/---

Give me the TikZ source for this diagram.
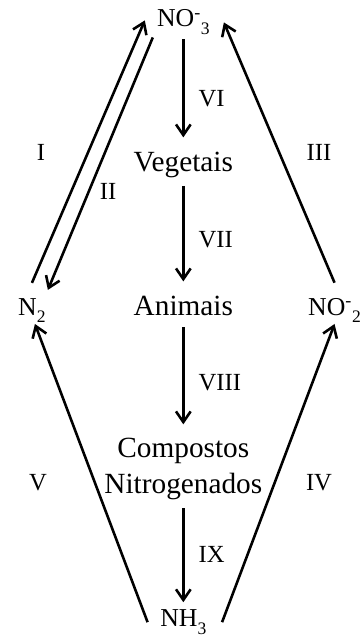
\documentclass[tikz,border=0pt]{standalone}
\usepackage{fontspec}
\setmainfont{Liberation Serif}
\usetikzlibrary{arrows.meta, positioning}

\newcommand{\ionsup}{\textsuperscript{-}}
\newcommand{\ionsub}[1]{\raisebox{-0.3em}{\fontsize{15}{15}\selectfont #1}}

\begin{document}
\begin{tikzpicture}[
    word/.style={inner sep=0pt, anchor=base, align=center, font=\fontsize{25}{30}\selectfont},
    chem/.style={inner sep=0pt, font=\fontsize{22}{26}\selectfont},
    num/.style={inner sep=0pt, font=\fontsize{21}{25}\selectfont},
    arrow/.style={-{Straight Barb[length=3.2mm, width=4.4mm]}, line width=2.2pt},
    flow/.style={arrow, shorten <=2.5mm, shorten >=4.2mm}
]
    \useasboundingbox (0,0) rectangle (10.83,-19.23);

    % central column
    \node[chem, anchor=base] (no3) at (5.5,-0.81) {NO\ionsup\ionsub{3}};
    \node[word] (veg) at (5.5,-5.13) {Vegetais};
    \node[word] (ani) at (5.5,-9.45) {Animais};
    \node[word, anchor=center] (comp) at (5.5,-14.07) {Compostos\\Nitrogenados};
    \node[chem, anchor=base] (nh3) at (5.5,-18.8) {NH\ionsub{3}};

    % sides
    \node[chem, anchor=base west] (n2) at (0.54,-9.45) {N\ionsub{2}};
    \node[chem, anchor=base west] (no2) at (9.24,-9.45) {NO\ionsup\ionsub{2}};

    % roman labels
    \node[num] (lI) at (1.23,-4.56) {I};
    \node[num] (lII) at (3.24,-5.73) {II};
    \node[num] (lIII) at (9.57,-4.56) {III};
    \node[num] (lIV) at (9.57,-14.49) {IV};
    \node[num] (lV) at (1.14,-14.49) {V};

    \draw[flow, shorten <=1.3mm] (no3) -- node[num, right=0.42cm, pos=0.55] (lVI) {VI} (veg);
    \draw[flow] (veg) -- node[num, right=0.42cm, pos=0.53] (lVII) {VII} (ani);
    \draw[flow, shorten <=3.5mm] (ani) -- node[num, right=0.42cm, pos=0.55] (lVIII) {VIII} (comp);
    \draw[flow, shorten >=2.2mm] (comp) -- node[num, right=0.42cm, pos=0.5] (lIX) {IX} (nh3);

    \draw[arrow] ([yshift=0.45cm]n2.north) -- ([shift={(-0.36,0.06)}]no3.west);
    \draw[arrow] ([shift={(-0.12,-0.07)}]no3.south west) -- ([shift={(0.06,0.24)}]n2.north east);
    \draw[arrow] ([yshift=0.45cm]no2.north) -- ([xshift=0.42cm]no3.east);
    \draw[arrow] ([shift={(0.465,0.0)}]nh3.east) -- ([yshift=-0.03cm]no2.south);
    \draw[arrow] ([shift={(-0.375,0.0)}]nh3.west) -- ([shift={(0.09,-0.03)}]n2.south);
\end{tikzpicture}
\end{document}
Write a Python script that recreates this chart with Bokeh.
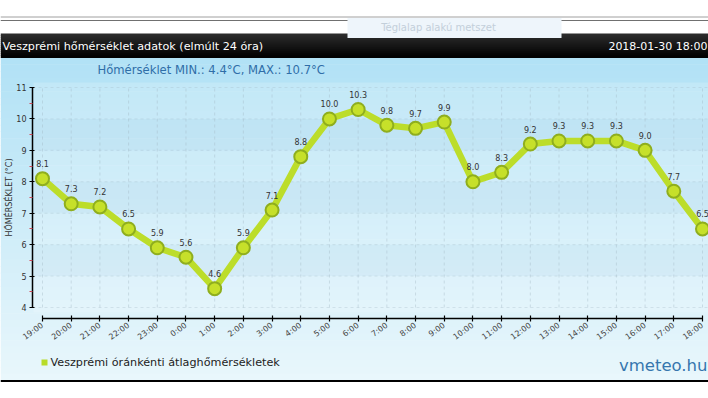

\---

Without including the pictures, return each record above exactly as it stands.

— Completed task —
Give me the TikZ source for this diagram.
\documentclass[tikz,border=0pt]{standalone}
\usepackage{fontspec}
\setmainfont{Liberation Serif}
\usetikzlibrary{arrows.meta, positioning}

\newcommand{\ionsup}{\textsuperscript{-}}
\newcommand{\ionsub}[1]{\raisebox{-0.3em}{\fontsize{15}{15}\selectfont #1}}

\begin{document}
\begin{tikzpicture}[
    word/.style={inner sep=0pt, anchor=base, align=center, font=\fontsize{25}{30}\selectfont},
    chem/.style={inner sep=0pt, font=\fontsize{22}{26}\selectfont},
    num/.style={inner sep=0pt, font=\fontsize{21}{25}\selectfont},
    arrow/.style={-{Straight Barb[length=3.2mm, width=4.4mm]}, line width=2.2pt},
    flow/.style={arrow, shorten <=2.5mm, shorten >=4.2mm}
]
    \useasboundingbox (0,0) rectangle (10.83,-19.23);

    % central column
    \node[chem, anchor=base] (no3) at (5.5,-0.81) {NO\ionsup\ionsub{3}};
    \node[word] (veg) at (5.5,-5.13) {Vegetais};
    \node[word] (ani) at (5.5,-9.45) {Animais};
    \node[word, anchor=center] (comp) at (5.5,-14.07) {Compostos\\Nitrogenados};
    \node[chem, anchor=base] (nh3) at (5.5,-18.8) {NH\ionsub{3}};

    % sides
    \node[chem, anchor=base west] (n2) at (0.54,-9.45) {N\ionsub{2}};
    \node[chem, anchor=base west] (no2) at (9.24,-9.45) {NO\ionsup\ionsub{2}};

    % roman labels
    \node[num] (lI) at (1.23,-4.56) {I};
    \node[num] (lII) at (3.24,-5.73) {II};
    \node[num] (lIII) at (9.57,-4.56) {III};
    \node[num] (lIV) at (9.57,-14.49) {IV};
    \node[num] (lV) at (1.14,-14.49) {V};

    \draw[flow, shorten <=1.3mm] (no3) -- node[num, right=0.42cm, pos=0.55] (lVI) {VI} (veg);
    \draw[flow] (veg) -- node[num, right=0.42cm, pos=0.53] (lVII) {VII} (ani);
    \draw[flow, shorten <=3.5mm] (ani) -- node[num, right=0.42cm, pos=0.55] (lVIII) {VIII} (comp);
    \draw[flow, shorten >=2.2mm] (comp) -- node[num, right=0.42cm, pos=0.5] (lIX) {IX} (nh3);

    \draw[arrow] ([yshift=0.45cm]n2.north) -- ([shift={(-0.36,0.06)}]no3.west);
    \draw[arrow] ([shift={(-0.12,-0.07)}]no3.south west) -- ([shift={(0.06,0.24)}]n2.north east);
    \draw[arrow] ([yshift=0.45cm]no2.north) -- ([xshift=0.42cm]no3.east);
    \draw[arrow] ([shift={(0.465,0.0)}]nh3.east) -- ([yshift=-0.03cm]no2.south);
    \draw[arrow] ([shift={(-0.375,0.0)}]nh3.west) -- ([shift={(0.09,-0.03)}]n2.south);
\end{tikzpicture}
\end{document}
Write a Python script that recreates this chart with Bokeh.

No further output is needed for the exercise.